Leider stimmt darin Wesentliches nicht:
"Die USA haben nach der Krise ihre Banken unter öffentlicher Regie beherzter ausgemistet."
Das Gegenteil ist der Fall. In den USA wurden Banken in Schieflage zusammen geschlossen und mit staatlichen Geldern versorgt. Während in der EU über Basel III die Haftung im Eigenkapital der Banken sah und ein BailIn als Ziel sah.
Ferner sind seit Jahren Subprime in den USA wieder Usus. Etwas, was natürlich hier auch die Nachfrage erhöhen würde !

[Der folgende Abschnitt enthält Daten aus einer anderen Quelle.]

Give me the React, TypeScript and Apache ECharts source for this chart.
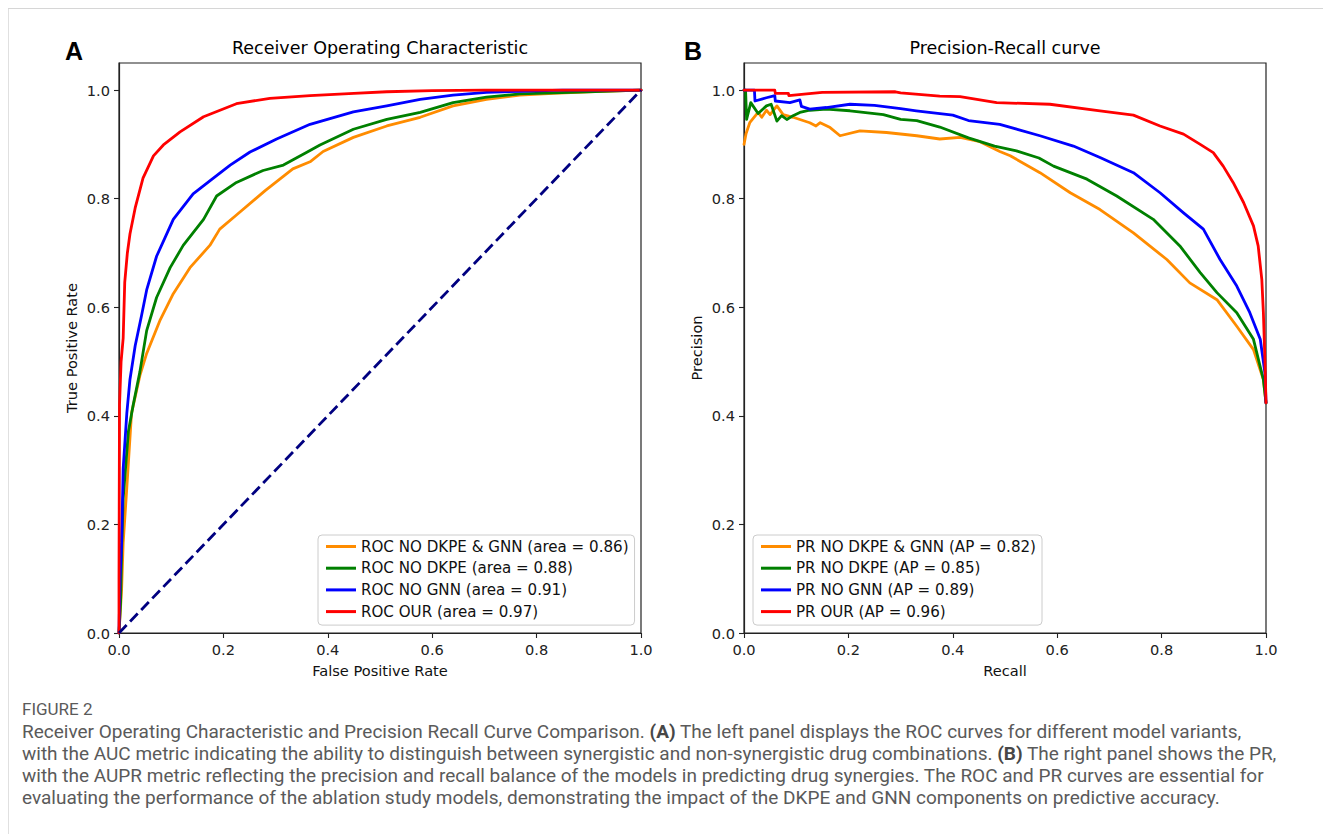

Wenn man das ignoriert, kommt man zu dem falschen Schluss, dass nur "staatliche Investitionen" für Nachfrage sorgen könnten / dürften. Und das ist grundfalscher Unsinn !
"setzte die EU vor allem auf die Kürzung von öffentlichen Investitionen, Löhnen und Renten"
Auch das ist im vergleich falsch. Alleine GM hat durch den Schutz in Chapter11 seine Rentenzahlungsverpflichtungen in Mrd-Höhe entsorgt. Die Lohnhöhen in den USA sind deutlich hinter der Beschäftigungsquote zurück geblieben. Auch der Vergleich ist Unsinn.
Natürlich wäre eine Diversifizierung der Kreditrisiken eine sinnvolle Möglichkeit, die Vergabe- und Risikofreude zu erhöhen. DAS - und die hohen bislang noch staatliche getragenen Studentenkredite - ist die Besonderheit des US-Aufschwungs. Eben NICHT staatliche Dominanz. Die stärkste Bank der USA ist auch die größte der Welt.
Sorry, das ist leider wieder ein Wagenknecht-Artikel: Viel Wind in die falsche Richtung.